Dalam praktik jual beli, riba seringkali terselubung dan sulit dideteksi. Misalnya, pedagang mungkin menaikkan harga barang secara berlebihan dengan alasan biaya administrasi atau keuntungan tambahan yang tidak transparan. Praktik ini, meskipun mungkin terlihat legal di mata hukum konvensional, tetap termasuk riba dalam perspektif syariat Islam.
4. Bahaya Riba dalam Transaksi Hutang Piutang
Dalam transaksi hutang piutang, riba memiliki dampak yang lebih merusak. Pinjaman dengan bunga yang tinggi akan membuat debitur semakin terlilit hutang dan sulit untuk melunasinya. Hal ini dapat menyebabkan tekanan ekonomi, bahkan hingga pada tingkat kehidupan keluarga debitur. Riba juga dapat memicu konflik sosial dan menciptakan kesenjangan ekonomi yang semakin lebar.
Beberapa lembaga keuangan konvensional masih menerapkan sistem bunga yang tinggi pada produk-produknya. Hal ini perlu diwaspadai oleh masyarakat, agar tidak terjerat dalam praktik riba yang terselubung. Ketidaktahuan tentang hukum riba juga menyebabkan banyak orang terjebak dalam sistem riba tanpa disadari.

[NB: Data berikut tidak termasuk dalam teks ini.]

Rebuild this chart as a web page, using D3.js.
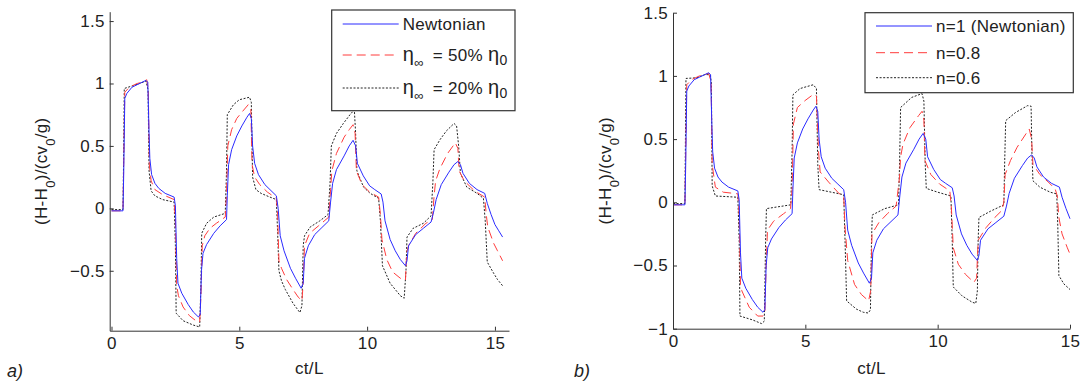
<!DOCTYPE html>
<html>
<head>
<meta charset="utf-8">
<script src="https://cdn.jsdelivr.net/npm/d3@7"></script>
<style>
  body { margin: 0; background: #fff; }
  text { font-family: Arial, "Liberation Sans", sans-serif; fill: #222; }
</style>
</head>
<body>
<svg id="chart" width="1087" height="383"></svg>
<script>
// ---- data: [ct/L, (H-H0)/(cv0/g)] ----
const newtonian = [
  [0,-0.02],[0.45,-0.02],[0.48,0.3],[0.52,0.88],[0.6,0.92],[0.8,0.97],[1.0,0.99],[1.2,1.01],[1.35,1.025],[1.42,1.01],
  [1.47,0.6],[1.5,0.4],[1.57,0.27],[1.7,0.2],[1.85,0.16],[2.1,0.12],[2.45,0.09],[2.5,0.02],[2.55,-0.4],[2.6,-0.6],
  [2.75,-0.68],[3.0,-0.77],[3.2,-0.83],[3.4,-0.87],[3.47,-0.85],[3.52,-0.5],[3.58,-0.36],[3.72,-0.29],[4.0,-0.2],[4.25,-0.14],
  [4.5,-0.09],[4.53,0.1],[4.58,0.35],[4.7,0.47],[4.9,0.58],[5.1,0.66],[5.3,0.73],[5.4,0.76],[5.47,0.72],[5.52,0.5],
  [5.6,0.36],[5.75,0.27],[6.0,0.19],[6.2,0.15],[6.45,0.1],[6.52,0.0],[6.6,-0.22],[6.75,-0.34],[7.0,-0.48],[7.2,-0.56],
  [7.42,-0.64],[7.5,-0.6],[7.55,-0.4],[7.7,-0.3],[7.95,-0.21],[8.2,-0.16],[8.5,-0.1],[8.57,0.05],[8.65,0.2],[8.8,0.31],
  [9.1,0.42],[9.3,0.5],[9.45,0.545],[9.55,0.5],[9.62,0.36],[9.85,0.26],[10.1,0.18],[10.3,0.15],[10.55,0.115],[10.62,0.05],
  [10.7,-0.1],[10.9,-0.25],[11.1,-0.34],[11.3,-0.41],[11.5,-0.46],[11.56,-0.42],[11.62,-0.3],[11.9,-0.21],[12.2,-0.16],[12.5,-0.11],
  [12.6,-0.03],[12.7,0.07],[12.9,0.19],[13.2,0.29],[13.4,0.35],[13.55,0.375],[13.65,0.35],[13.75,0.28],[14.0,0.2],[14.3,0.15],
  [14.6,0.12],[14.7,0.04],[14.85,-0.05],[15.0,-0.13],[15.15,-0.18],[15.3,-0.23]
];

const eta50 = [
  [0,-0.02],[0.45,-0.02],[0.48,0.4],[0.52,0.93],[0.7,0.97],[1.0,1.0],[1.2,1.01],[1.38,1.03],[1.44,0.95],[1.48,0.35],
  [1.55,0.22],[1.7,0.15],[2.0,0.11],[2.45,0.07],[2.5,-0.1],[2.55,-0.62],[2.62,-0.7],[2.8,-0.79],[3.05,-0.86],[3.3,-0.9],
  [3.45,-0.91],[3.5,-0.7],[3.55,-0.3],[3.65,-0.22],[3.85,-0.16],[4.1,-0.12],[4.45,-0.07],[4.5,0.1],[4.55,0.5],[4.7,0.63],
  [4.9,0.72],[5.1,0.77],[5.35,0.83],[5.45,0.8],[5.5,0.35],[5.6,0.25],[5.8,0.19],[6.1,0.13],[6.45,0.08],[6.5,-0.05],
  [6.55,-0.42],[6.65,-0.48],[6.85,-0.57],[7.1,-0.65],[7.3,-0.71],[7.45,-0.74],[7.5,-0.6],[7.55,-0.3],[7.75,-0.2],[8.1,-0.14],
  [8.5,-0.07],[8.57,0.15],[8.62,0.3],[8.8,0.44],[9.1,0.57],[9.3,0.63],[9.45,0.67],[9.53,0.6],[9.58,0.3],[9.8,0.19],
  [10.1,0.13],[10.45,0.09],[10.52,-0.05],[10.58,-0.25],[10.77,-0.41],[11.0,-0.51],[11.3,-0.56],[11.5,-0.575],[11.55,-0.35],[11.62,-0.3],
  [11.9,-0.2],[12.3,-0.12],[12.55,-0.09],[12.62,0.1],[12.68,0.22],[12.85,0.32],[13.15,0.44],[13.45,0.525],[13.55,0.48],[13.6,0.3],
  [13.8,0.22],[14.2,0.14],[14.6,0.09],[14.66,-0.05],[14.72,-0.15],[14.95,-0.28],[15.1,-0.34],[15.3,-0.42]
];

const eta20 = [
  [0,-0.01],[0.45,-0.01],[0.48,0.5],[0.5,0.96],[0.8,0.98],[1.1,1.0],[1.35,1.02],[1.43,0.95],[1.47,0.3],[1.55,0.14],
  [1.7,0.1],[2.0,0.07],[2.45,0.05],[2.5,-0.3],[2.53,-0.84],[2.8,-0.9],[3.2,-0.935],[3.45,-0.95],[3.5,-0.6],[3.53,-0.2],
  [3.72,-0.12],[4.0,-0.07],[4.45,-0.04],[4.5,0.3],[4.53,0.75],[4.77,0.83],[5.0,0.87],[5.4,0.89],[5.47,0.85],[5.52,0.25],
  [5.65,0.15],[5.85,0.12],[6.2,0.09],[6.45,0.07],[6.5,-0.2],[6.55,-0.5],[6.65,-0.58],[6.8,-0.65],[7.1,-0.76],[7.37,-0.835],
  [7.45,-0.78],[7.5,-0.3],[7.55,-0.22],[7.77,-0.15],[8.15,-0.1],[8.47,-0.05],[8.55,0.2],[8.6,0.5],[8.8,0.6],[9.07,0.68],
  [9.33,0.75],[9.5,0.79],[9.55,0.6],[9.6,0.3],[9.86,0.17],[10.12,0.12],[10.45,0.08],[10.52,-0.1],[10.6,-0.46],[10.9,-0.6],
  [11.3,-0.7],[11.45,-0.72],[11.52,-0.5],[11.56,-0.23],[11.8,-0.16],[12.2,-0.12],[12.5,-0.06],[12.57,0.2],[12.62,0.47],[12.85,0.55],
  [13.1,0.62],[13.4,0.68],[13.5,0.66],[13.58,0.5],[13.65,0.28],[13.9,0.17],[14.3,0.12],[14.55,0.08],[14.62,-0.1],[14.7,-0.43],
  [14.95,-0.52],[15.1,-0.57],[15.3,-0.62]
];

const n08 = [
  [0,-0.02],[0.45,-0.02],[0.48,0.4],[0.52,0.93],[0.7,0.97],[1.0,1.0],[1.2,1.01],[1.35,1.02],[1.44,0.95],[1.48,0.3],
  [1.6,0.12],[1.9,0.08],[2.45,0.067],[2.5,-0.1],[2.55,-0.65],[2.6,-0.7],[2.88,-0.83],[3.2,-0.9],[3.4,-0.9],[3.47,-0.88],
  [3.52,-0.5],[3.57,-0.22],[3.8,-0.15],[4.18,-0.09],[4.44,-0.05],[4.5,0.1],[4.55,0.62],[4.7,0.75],[4.99,0.805],[5.31,0.855],
  [5.42,0.84],[5.5,0.4],[5.56,0.24],[5.88,0.16],[6.27,0.07],[6.45,0.05],[6.5,-0.2],[6.6,-0.46],[6.86,-0.65],[7.12,-0.73],
  [7.39,-0.78],[7.47,-0.7],[7.52,-0.25],[7.78,-0.16],[8.1,-0.09],[8.43,-0.03],[8.56,0.2],[8.6,0.36],[8.69,0.46],[8.95,0.59],
  [9.28,0.686],[9.41,0.72],[9.48,0.65],[9.52,0.33],[9.74,0.22],[10.07,0.145],[10.46,0.09],[10.52,-0.05],[10.59,-0.36],[10.78,-0.49],
  [11.05,-0.57],[11.37,-0.633],[11.47,-0.6],[11.53,-0.3],[11.83,-0.2],[12.16,-0.12],[12.42,-0.066],[12.5,0.0],[12.55,0.22],[12.75,0.33],
  [13.0,0.435],[13.33,0.54],[13.46,0.58],[13.55,0.5],[13.6,0.3],[13.86,0.22],[14.18,0.16],[14.44,0.105],[14.52,0.05],[14.58,-0.12],
  [14.7,-0.25],[14.9,-0.36],[15.0,-0.41]
];

const n06 = [
  [0,-0.01],[0.45,-0.01],[0.47,0.5],[0.49,0.98],[0.9,0.985],[1.2,1.01],[1.4,1.01],[1.45,0.95],[1.48,0.13],[1.6,0.05],
  [2.45,0.04],[2.5,-0.3],[2.53,-0.9],[3.0,-0.93],[3.35,-0.96],[3.45,-0.94],[3.5,-0.3],[3.53,-0.05],[4.45,-0.02],[4.5,0.4],
  [4.53,0.85],[4.8,0.9],[5.3,0.93],[5.42,0.9],[5.47,0.3],[5.52,0.1],[6.45,0.06],[6.5,-0.3],[6.56,-0.78],[6.93,-0.845],
  [7.19,-0.87],[7.38,-0.876],[7.46,-0.85],[7.5,-0.3],[7.53,-0.1],[8.0,-0.05],[8.52,-0.02],[8.56,0.3],[8.6,0.75],[9.02,0.83],
  [9.41,0.86],[9.48,0.8],[9.53,0.3],[9.57,0.11],[10.0,0.08],[10.5,0.05],[10.55,-0.3],[10.59,-0.67],[10.92,-0.74],[11.3,-0.79],
  [11.44,-0.8],[11.5,-0.7],[11.53,-0.3],[11.56,-0.12],[12.0,-0.07],[12.5,-0.02],[12.53,0.3],[12.57,0.646],[12.94,0.71],[13.4,0.765],
  [13.53,0.76],[13.56,0.4],[13.6,0.17],[13.86,0.12],[14.25,0.08],[14.5,0.066],[14.54,-0.2],[14.58,-0.58],[14.77,-0.646],[15.0,-0.69]
];

const xTicks = [0, 5, 10, 15];
const yTicksA = [-0.5, 0, 0.5, 1, 1.5];
const yTicksB = [-1, -0.5, 0, 0.5, 1, 1.5];

const blue = "#2b2bff", red = "#ff3c3c", black = "#222";
const redDash = "9,5", blackDash = "2,1.6";

const svg = d3.select("#chart");

function drawPanel(cfg) {
  const x = d3.scaleLinear().domain(cfg.xDomain).range(cfg.xRange);
  const y = d3.scaleLinear().domain(cfg.yDomain).range(cfg.yRange);
  const g = svg.append("g");

  const line = d3.line().x(d => x(d[0])).y(d => y(d[1]));
  // draw dotted/dashed first then the solid line on top
  cfg.series.slice().reverse().forEach(s => {
    g.append("path")
      .datum(s.data)
      .attr("d", line)
      .attr("fill", "none")
      .attr("stroke", s.color)
      .attr("stroke-width", 1)
      .attr("stroke-dasharray", s.dash);
  });

  const xAxis = g.append("g")
    .attr("transform", `translate(0,${cfg.yRange[0]})`)
    .call(d3.axisBottom(x).tickValues(xTicks).tickSizeInner(-4).tickSizeOuter(0).tickPadding(6));
  const yAxis = g.append("g")
    .attr("transform", `translate(${cfg.xRange[0]},0)`)
    .call(d3.axisLeft(y).tickValues(cfg.yTicks).tickSizeInner(-4).tickSizeOuter(0).tickPadding(5)
      .tickFormat(d3.format("")));
  [xAxis, yAxis].forEach(a => {
    a.attr("font-family", null).attr("font-size", null);
    a.selectAll("path, line").attr("stroke", "#333");
    a.selectAll("text").attr("font-size", "17px").attr("letter-spacing", "0.3px").attr("fill", "#222");
  });

  // y label
  const yl = g.append("text")
    .attr("transform", `translate(${cfg.yLabelX},${(cfg.yRange[0] + cfg.yRange[1]) / 2}) rotate(-90)`)
    .attr("text-anchor", "middle")
    .attr("font-size", "17px")
    .attr("letter-spacing", "0.3px");
  yl.append("tspan").text("(H-H");
  yl.append("tspan").attr("baseline-shift", "sub").attr("font-size", "13px").text("0");
  yl.append("tspan").text(")/(cv");
  yl.append("tspan").attr("baseline-shift", "sub").attr("font-size", "13px").text("0");
  yl.append("tspan").text("/g)");

  g.append("text")
    .attr("x", (cfg.xRange[0] + cfg.xRange[1]) / 2)
    .attr("y", 374)
    .attr("text-anchor", "middle")
    .attr("font-size", "17px")
    .attr("letter-spacing", "0.3px")
    .text("ct/L");

  g.append("text")
    .attr("x", cfg.tagX)
    .attr("y", 377)
    .attr("font-size", "18px")
    .attr("font-style", "italic")
    .attr("fill", "#333")
    .text(cfg.tag);

  // legend
  const L = cfg.legend;
  const lg = g.append("g");
  lg.append("rect")
    .attr("x", L.x).attr("y", L.y).attr("width", L.w).attr("height", L.h)
    .attr("fill", "#fff").attr("stroke", "#333").attr("stroke-width", 1.2);
  cfg.series.forEach((s, i) => {
    const ry = L.rows[i];
    lg.append("line")
      .attr("x1", L.x + 11).attr("x2", L.x + 67)
      .attr("y1", ry).attr("y2", ry)
      .attr("stroke", s.color).attr("stroke-width", 1)
      .attr("stroke-dasharray", s.dash);
    const t = lg.append("text")
      .attr("x", L.x + 71).attr("y", ry + 6)
      .attr("font-size", "17px")
      .attr("letter-spacing", "0.3px");
    s.label(t);
  });
}

function etaLabel(pct) {
  return t => {
    t.append("tspan").attr("font-size", "20px").text("\u03B7");
    t.append("tspan").attr("baseline-shift", "-6").attr("font-size", "13px").text("\u221E");
    t.append("tspan").attr("baseline-shift", "0").attr("dx", "4").text(" = " + pct + "% ");
    t.append("tspan").attr("font-size", "20px").text("\u03B7");
    t.append("tspan").attr("baseline-shift", "-4").attr("font-size", "14px").text("0");
  };
}

drawPanel({
  xDomain: [-0.07, 15.55], xRange: [109.7, 509],
  yDomain: [-0.98, 1.575], yRange: [330.7, 11.7],
  yTicks: yTicksA, yLabelX: 47, tag: "a)", tagX: 7,
  series: [
    { data: newtonian, color: blue, dash: null, label: t => t.text("Newtonian") },
    { data: eta50, color: red, dash: redDash, label: etaLabel(50) },
    { data: eta20, color: black, dash: blackDash, label: etaLabel(20) }
  ],
  legend: { x: 331.7, y: 10, w: 183.3, h: 100.7, rows: [24, 55, 88] }
});

drawPanel({
  xDomain: [0, 15], xRange: [673, 1070],
  yDomain: [-1, 1.5], yRange: [328.7, 12.7],
  yTicks: yTicksB, yLabelX: 611, tag: "b)", tagX: 574,
  series: [
    { data: newtonian.filter(d => d[0] <= 15), color: blue, dash: null, label: t => t.text("n=1 (Newtonian)") },
    { data: n08, color: red, dash: redDash, label: t => t.text("n=0.8") },
    { data: n06, color: black, dash: blackDash, label: t => t.text("n=0.6") }
  ],
  legend: { x: 865, y: 12.7, w: 208.3, h: 80, rows: [26, 52.7, 77.7] }
});
</script>
</body>
</html>
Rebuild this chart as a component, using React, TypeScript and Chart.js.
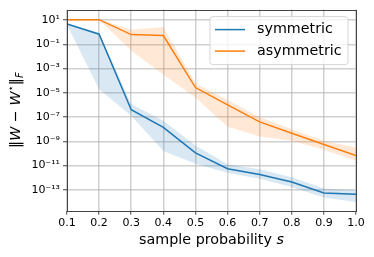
import React, { useEffect, useRef } from "react";
import { Chart, registerables } from "chart.js";

Chart.register(...registerables);

const sampleProb = [0.1, 0.2, 0.3, 0.4, 0.5, 0.6, 0.7, 0.8, 0.9, 1.0];

const symMean = [4.7, 0.68, 4e-7, 1.4e-8, 1.1e-10, 5.5e-12, 1.8e-12, 4.4e-13, 5.5e-14, 4.3e-14];
const symUpper = [5.5, 0.9, 1.2e-6, 5e-8, 4.5e-10, 1.3e-11, 5e-12, 1.1e-12, 1.3e-13, 9e-14];
const symLower = [4.0, 2e-5, 1.3e-7, 1.6e-10, 1.4e-11, 2.5e-12, 8e-13, 1.7e-13, 2.3e-14, 1e-14];

const asymMean = [10.7, 10.7, 0.63, 0.52, 2.7e-5, 1e-6, 4e-8, 4.6e-9, 5.4e-10, 6.8e-11];
const asymUpper = [11.5, 11.5, 1.6, 2.7, 6e-5, 2.5e-6, 1e-7, 1e-8, 1.1e-9, 2.9e-10];
const asymLower = [10, 10, 0.03, 3e-4, 4e-6, 1.6e-8, 2.5e-9, 1.1e-9, 2e-10, 2.5e-11];

const yTickExponents = [-13, -11, -9, -7, -5, -3, -1, 1];
const xTicks = [0.1, 0.2, 0.3, 0.4, 0.5, 0.6, 0.7, 0.8, 0.9, 1.0];
const seriesNames = ["symmetric", "asymmetric"];

const BLUE = "#1f77b4";
const ORANGE = "#ff7f0e";
const FONT = "'DejaVu Sans', sans-serif";
const GRID = "rgba(176,176,176,0.6)";

const supMap: Record<string, string> = {
  "-": "\u207B", "0": "\u2070", "1": "\u00B9", "2": "\u00B2", "3": "\u00B3",
  "4": "\u2074", "5": "\u2075", "6": "\u2076", "7": "\u2077", "8": "\u2078", "9": "\u2079",
};
const sup = (n: number) => String(n).split("").map((c) => supMap[c]).join("");

const decorPlugin = {
  id: "decor",
  afterDraw(chart: any) {
    const ctx = chart.ctx as CanvasRenderingContext2D;
    const a = chart.chartArea;
    ctx.save();
    // frame
    ctx.strokeStyle = "#444";
    ctx.lineWidth = 1;
    ctx.strokeRect(Math.round(a.left) + 0.5, Math.round(a.top) + 0.5, Math.round(a.right - a.left), Math.round(a.bottom - a.top));

    // x title
    ctx.fillStyle = "#000";
    ctx.textBaseline = "alphabetic";
    const f1 = `14.3px ${FONT}`;
    const f1i = `italic 14.3px ${FONT}`;
    ctx.font = f1;
    const t1 = "sample probability ";
    const w1 = ctx.measureText(t1).width;
    ctx.font = f1i;
    const w2 = ctx.measureText("s").width;
    const cx = (a.left + a.right) / 2;
    const xs = cx - (w1 + w2) / 2;
    const ty = a.bottom + 33;
    ctx.font = f1;
    ctx.textAlign = "left";
    ctx.fillText(t1, xs, ty);
    ctx.font = f1i;
    ctx.fillText("s", xs + w1, ty);

    // y title
    const pieces: [string, string, number][] = [
      ["\u2016", f1, 0],
      ["W", f1i, 0],
      [" \u2212 ", f1, 0],
      ["W", f1i, 0],
      ["\u22C6", `10px ${FONT}`, -6],
      ["\u2016", f1, 0],
      ["F", `italic 10px ${FONT}`, 3],
    ];
    let total = 0;
    const widths = pieces.map(([t, f]) => {
      ctx.font = f;
      const w = ctx.measureText(t).width;
      total += w;
      return w;
    });
    ctx.save();
    ctx.translate(20, (a.top + a.bottom) / 2);
    ctx.rotate(-Math.PI / 2);
    let px = -total / 2;
    pieces.forEach(([t, f, dy], i) => {
      ctx.font = f;
      ctx.fillText(t, px, dy);
      px += widths[i];
    });
    ctx.restore();

    // legend
    const lw = 138, lh = 48;
    const lx = a.right - 8 - lw;
    const ly = a.top + 7;
    ctx.beginPath();
    const r = 3;
    ctx.moveTo(lx + r, ly);
    ctx.lineTo(lx + lw - r, ly);
    ctx.quadraticCurveTo(lx + lw, ly, lx + lw, ly + r);
    ctx.lineTo(lx + lw, ly + lh - r);
    ctx.quadraticCurveTo(lx + lw, ly + lh, lx + lw - r, ly + lh);
    ctx.lineTo(lx + r, ly + lh);
    ctx.quadraticCurveTo(lx, ly + lh, lx, ly + lh - r);
    ctx.lineTo(lx, ly + r);
    ctx.quadraticCurveTo(lx, ly, lx + r, ly);
    ctx.closePath();
    ctx.fillStyle = "rgba(255,255,255,0.8)";
    ctx.fill();
    ctx.strokeStyle = "rgba(204,204,204,0.8)";
    ctx.lineWidth = 1;
    ctx.stroke();
    const colors = [BLUE, ORANGE];
    seriesNames.forEach((name, i) => {
      const yy = ly + 13 + i * 21.5;
      ctx.strokeStyle = colors[i];
      ctx.lineWidth = 1.5;
      ctx.beginPath();
      ctx.moveTo(lx + 5, yy);
      ctx.lineTo(lx + 35, yy);
      ctx.stroke();
      ctx.fillStyle = "#000";
      ctx.font = `14.3px ${FONT}`;
      ctx.textBaseline = "middle";
      ctx.fillText(name, lx + 47, yy);
    });
    ctx.restore();
  },
};

export default function App() {
  const ref = useRef<HTMLCanvasElement>(null);
  useEffect(() => {
    if (!ref.current) return;
    const toPts = (arr: number[]) => arr.map((v, i) => ({ x: sampleProb[i], y: v }));
    const band = (c: string) => ({ borderWidth: 0, pointRadius: 0, backgroundColor: c, borderColor: "transparent" });
    const chart = new Chart(ref.current, {
      type: "line",
      data: {
        datasets: [
          { label: "symU", data: toPts(symUpper), fill: false, ...band("rgba(31,119,180,0.17)") },
          { label: "symL", data: toPts(symLower), fill: "-1", ...band("rgba(31,119,180,0.17)") },
          { label: "asymU", data: toPts(asymUpper), fill: false, ...band("rgba(255,127,14,0.17)") },
          { label: "asymL", data: toPts(asymLower), fill: "-1", ...band("rgba(255,127,14,0.17)") },
          { label: seriesNames[0], data: toPts(symMean), borderColor: BLUE, borderWidth: 1.5, pointRadius: 0, fill: false },
          { label: seriesNames[1], data: toPts(asymMean), borderColor: ORANGE, borderWidth: 1.5, pointRadius: 0, fill: false },
        ],
      },
      options: {
        animation: false,
        responsive: true,
        maintainAspectRatio: false,
        layout: { padding: { left: 0, right: 18, top: 8, bottom: 0 } },
        plugins: { legend: { display: false }, tooltip: { enabled: false } },
        elements: { line: { tension: 0 } },
        scales: {
          x: {
            type: "linear",
            min: 0.1,
            max: 1.0,
            afterBuildTicks: (s: any) => { s.ticks = xTicks.map((v) => ({ value: v })); },
            afterFit: (s: any) => { s.height = 46.3; },
            ticks: {
              callback: (v: any) => Number(v).toFixed(1),
              color: "#000",
              font: { family: FONT, size: 11 },
              padding: 2,
              maxRotation: 0,
              autoSkip: false,
            },
            grid: { color: GRID, lineWidth: 1.5, tickColor: "#444", tickLength: 4, tickWidth: 1 },
            border: { display: false },
          },
          y: {
            type: "logarithmic",
            min: 1.9e-15,
            max: 72,
            afterBuildTicks: (s: any) => { s.ticks = yTickExponents.map((e) => ({ value: Math.pow(10, e) })); },
            afterFit: (s: any) => { s.width = 67; },
            ticks: {
              callback: (v: any) => "10" + sup(Math.round(Math.log10(Number(v)))),
              color: "#000",
              font: { family: FONT, size: 11 },
              padding: 3,
              autoSkip: false,
            },
            grid: { color: GRID, lineWidth: 1.5, tickColor: "#444", tickLength: 4, tickWidth: 1 },
            border: { display: false },
          },
        },
      },
      plugins: [decorPlugin],
    } as any);
    return () => chart.destroy();
  }, []);
  return (
    <div style={{ position: "fixed", left: 0, top: 0, width: 374, height: 257, background: "#fff" }}>
      <canvas ref={ref} />
    </div>
  );
}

5. Alternatif Transaksi Bebas Riba
Untuk menghindari praktik riba, beberapa alternatif transaksi bebas riba dapat diterapkan, seperti:
-
Sistem bagi hasil (Mudarabah): Sistem ini didasarkan pada pembagian keuntungan antara pemilik modal (shahib al-mal) dan pengelola modal (mudarib) sesuai dengan kesepakatan yang telah disetujui bersama.
-
Sistem bagi hasil dan bagi rugi (Musharakah): Sistem ini melibatkan kerja sama antara beberapa pihak yang sama-sama menanamkan modal dan membagi keuntungan maupun kerugian sesuai dengan kesepakatan yang telah disetujui.
-
Jual beli secara tunai (Murabahah): Sistem ini mengharuskan pembayaran dilakukan secara tunai tanpa penambahan biaya apapun.
-
Sistem sewa menyewa (Ijarah): Sistem ini merupakan kontrak sewa menyewa yang dibayarkan sesuai dengan kesepakatan waktu dan harga yang telah ditetapkan.
Alternatif-alternatif ini menawarkan solusi transaksi keuangan yang lebih adil dan sesuai dengan prinsip syariat Islam, menghindari eksploitasi dan menciptakan keseimbangan ekonomi.
6. Peran Lembaga Keuangan Syariah dalam Meminimalisir Riba
Peran lembaga keuangan syariah sangat penting dalam meminimalisir praktik riba dan menawarkan alternatif keuangan yang sesuai dengan syariat Islam. Lembaga ini menawarkan berbagai produk dan layanan keuangan yang bebas dari riba, seperti pembiayaan berbasis bagi hasil, investasi syariah, dan asuransi syariah. Dengan semakin banyaknya lembaga keuangan syariah yang beroperasi, diharapkan dapat memberikan pilihan yang lebih luas bagi masyarakat untuk menghindari praktik riba. Pentingnya edukasi dan pemahaman masyarakat mengenai produk dan layanan keuangan syariah juga sangat diperlukan untuk mendukung keberhasilan upaya meminimalisir praktik riba. Meningkatnya literasi keuangan syariah akan membantu masyarakat membuat pilihan finansial yang lebih bertanggung jawab dan sesuai dengan nilai-nilai Islam.